Considering techniques of neutralization, accounts, aligning actions, and motivation, it is also apparent that these are as core aspects of public relations. Public relations applies specific manipulations of independent variables illuminated by sociological imagination. This is made more efficient in application through theoretical constructs further illuminating the connections between from independent to dependent variables. The operating officers of an innovating automotive industry accelerating social mobility thus engaged in obfuscating motivations, benefitting from media “hiding” not industrial, but personal motivations. An innovating industry demanded conforming individuals to a reductionist ideal of an “American Way”, and simultaneously conditioned ritualized compliance in service to assembly lines. That which was not deemed to contribute to increasing efficiency was where expected conflicts met motivations (e.g., appeals to loyalties of industrial pursuits of efficiency, appeals to loyalties of an American Way).

Like the long history of differential prohibition, as evidenced in Ford’s evaluations of employees, prejudices against smoking most likely had less to do with smoking and more to do with social conflicts. Within mobility and efficiency, social facts are modeled which brings mobility and efficiency to those stereotyped, prejudiced, and discriminated against. The system itself strains and models adaptations, no different than a drug which simultaneously strains and models neurotransmissions. It is not surprising that systems give birth to suffrage—rebellion. Drugs (placebo or not) increase mobility, increase efficiency, and empower suffrage, whether in artificial worlds of neurotransmissive bliss or real worlds of nuerotransmissive efficacy. 

As for a drug for the mediation of the and-or-motivation, to allow for exploration of and’s complexity seen complete? There is a drug already—it’s called science. And the mediation of the and-or-motivation to allow for application of or’s simplicity made complete? There is a drug already—it’s called industry. Concerning motives and drug use, Campbell’s (1996) is an eye opener to distortions in the examination of motivations, and helped in this discussion post’s construction, leading the author to reconsider approaches. Social facts themselves automate human behavior, where this autom<a|o>tive function is made more efficient by applications of theories. It is serendipitous that Delmar S. Harder of Ford Motor Company coined the term “automation” (Harper, 2022). 

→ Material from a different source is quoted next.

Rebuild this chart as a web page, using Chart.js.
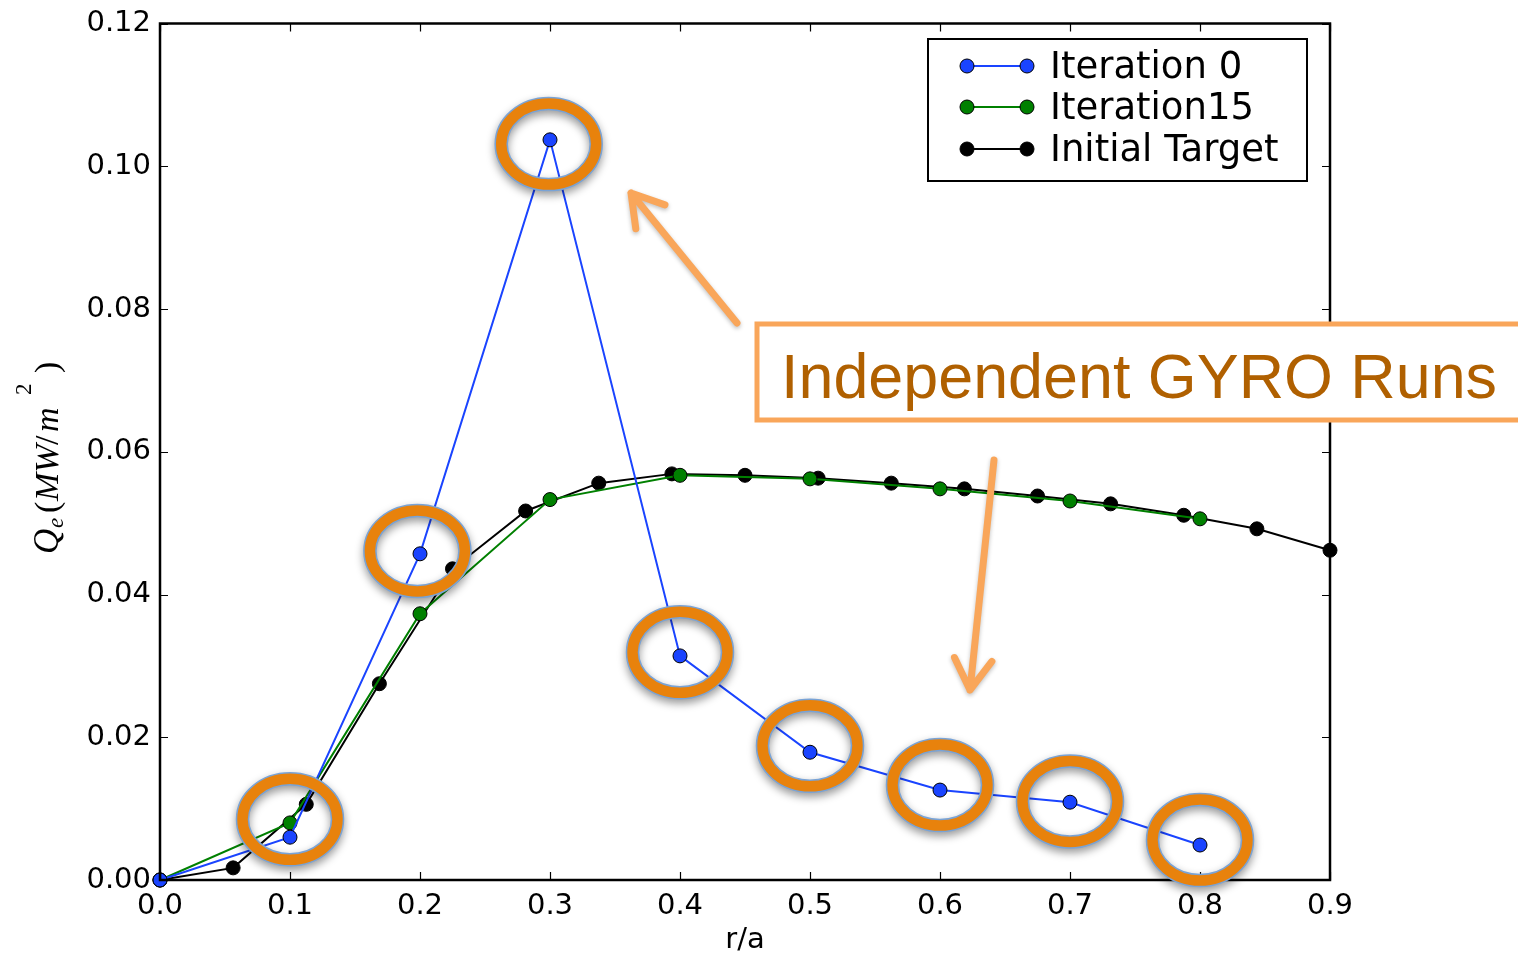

This entire discussion post is nothing more than a motivation against expectancies of conflicts resolved in advance, highlight a social fact that humanity itself is a drug for various in- and out-group human behaviors (e.g., science, industry), a humanity as drug used, and a humanity as drug… abused. Cowan’s (1986) iron law of prohibition has been evidenced, where “law enforcement” is a discrimination against deviancy. The intellect has been made a drug of more potency. Differential prohibition in access to education due to remnants attitudes (i.e., feelings, thoughts, and behaviors) of influences of dispositions and socio-economic status, stereotypes, prejudices, and discriminations has had an effect.